9. FORCE MAJEURE. Seller shall not be liable for failure to fulfill its obligations herein or for delays in delivery due to causes beyond its reasonable control, including, but not limited to, acts of God, natural disasters, acts or omissions of other parties, acts or omissions of civil or military authority, Government priorities, changes in law, material shortages, fire, strikes, floods, epidemics, quarantine restrictions, riots, war, acts of terrorism, delays in transportation or inability to obtain labor or materials through its regular sources. Seller’s time for performance of any such obligation shall be extended for the time period of such delay or Seller may, at its option, cancel any order or remaining part thereof without liability by giving notice of such cancellation to Buyer.
10. EXPORT CONTROL. The sale, resale or other disposition of Products and any related technology or documentation are subject to the export control laws, regulations and orders of the United States and may be subject to the export and/or import control laws and regulations of other countries. Buyer agrees to comply with all such laws, regulations and orders and acknowledges that it shall not directly or indirectly export any Products to any country to which such export or transmission is restricted or prohibited. Buyer acknowledges its responsibility to obtain any license to export, re-export or import as may be required.

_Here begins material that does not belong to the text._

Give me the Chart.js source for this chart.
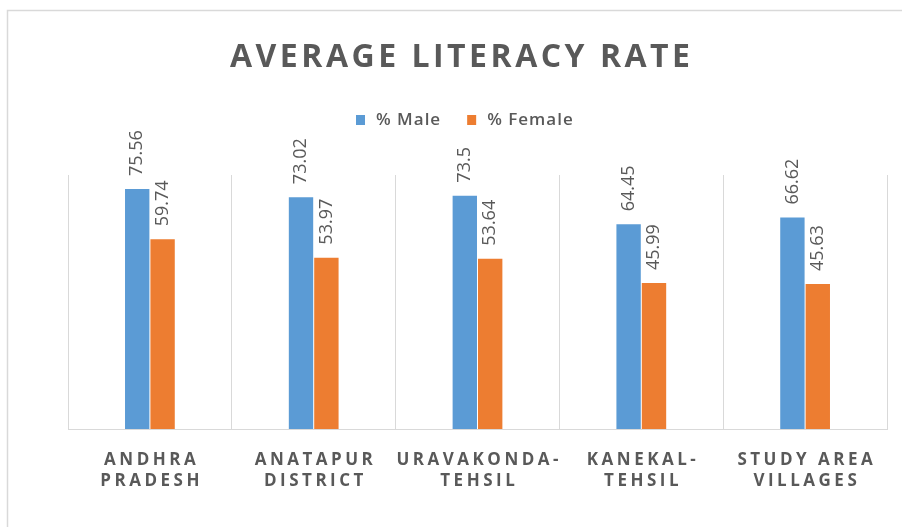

11. LIMITATION OF LIABILITIES. BUYER SHALL NOT IN ANY EVENT BE ENTITLED TO, AND SELLER SHALL NOT BE LIABLE FOR INDIRECT, SPECIAL, INCIDENTAL OR CONSEQUENTIAL DAMAGES OF ANY NATURE INCLUDING, WITHOUT LIMITATION, BUSINESS INTERRUPTION COSTS, REMOVAL AND/OR REINSTALLATION COSTS, REPROCUREMENT COSTS, LOSS OF PROFIT OR REVENUE, LOSS OF DATA, PROMOTIONAL OR MANUFACTURING EXPENSES, OVERHEAD, INJURY TO REPUTATION OR LOSS OF CUSTOMERS, EVEN IF SELLER HAS BEEN ADVISED OF THE POSSIBILITY OF SUCH DAMAGES. BUYER'S RECOVERY FROM SELLER FOR ANY CLAIM SHALL NOT EXCEED BUYER'S PURCHASE PRICE FOR THE PRODUCT GIVING RISE TO SUCH CLAIM IRRESPECTIVE OF THE NATURE OF THE CLAIM, WHETHER IN CONTRACT, TORT, WARRANTY, OR OTHERWISE. SELLER SHALL NOT BE LIABLE FOR AND BUYER SHALL INDEMNIFY, DEFEND AND HOLD SELLER HARMLESS FROM ANY CLAIMS BASED ON SELLER’S COMPLIANCE WITH BUYER’S DESIGNS, SPECIFICATIONS OR INSTRUCTIONS, OR MODIFICATION OF ANY PRODUCTS BY PARTIES OTHER THAN SELLER, OR USE IN COMBINATION WITH OTHER PRODUCTS.